Commercial Credit Co., the Baltimore-based financial services unit of Control Data Corp., is seeking to divest itself of more than one-third of its $5.7 billion in assets by next spring, according to a filing with the Securities and Exchange Commission.
Control Data, which is suffering from the general downturn in the computer industry, also disclosed that it was in technical default on some of its bank loans after restating its 1984 financial results last week because of SEC objections to its accounting practices.
Control Data also said that it expects to record an operating loss for its computer business in 1985.
Commercial Credit plans to sell $2 billion of its assets over the next five to eight months, including its commercial lending business and part of its international loan portfolio, Control Data said.
After divesting those assets, Commercial Credit "intends to expand and improve its remaining profitable core businesses of consumer financial services, vehicle leasing and life and business credit insurance," according to the filing.
These plans are part of a general restructuring of the finance company that includes "reducing its reliance on thrift deposits as a funding source due in part to cost considerations and in part to the reluctance of depositors to make deposits in institutions which are not federally insured," the filing said.
Minneapolis-based Control Data had tried to sell Commercial Credit for months before giving up in June because it was unable to get the price it wanted.

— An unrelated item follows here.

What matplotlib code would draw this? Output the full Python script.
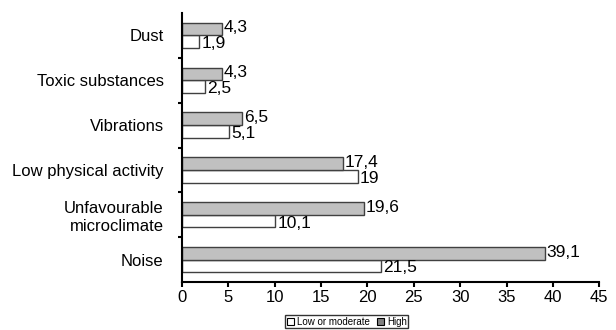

Control Data had asked $1 billion for the subsidiary last November, but had cut the price to $844 million by May 1. The subsidiary already has reduced its staff from 9,000 to about 6,500.
Commercial Credit had assets of $7.4 billion at the end of 1984 and earnings for the year of $50 million on revenue of $1.3 billion.
Control Data earned $5.1 million on revenue of $5 billion in 1984. The company had reported a profit of $31.6 million, but reduced it last week at the SEC's request.
The company lost $14 million on revenue of $2.5 billion in the first six months of this year. Before the revision, it had reported a loss of $5.4 million for the same period.
The SEC challenged the earlier financial results after disagreeing with Control Data's use of some tax deductions and accounting methods.
Restating the figures brought the company into technical default on revolving-credit agreements that include provisions for maximum debt-to-equity ratios, minimum net worth and restrictions on stock dividends, according to the SEC filing.
Control Data said it later received waivers on the defaults from its lenders, and expects the waivers to be extended until it can repay $209 million due with proceeds from two planned public offerings.
The bank waivers will allow the company to pay a third-quarter dividend of 18 cents a share on 38.5 million shares of common stock, worth about $6.9 million.
The disclosures were included in a preliminary prospectus filed Friday with the SEC as part of registration materials for Control Data's planned offerings of notes and preferred stock, with which it hopes to raise $300 million.
The company hopes to sell $200 million in subordinated 10-year notes and $100 million of depositary convertible preferred shares.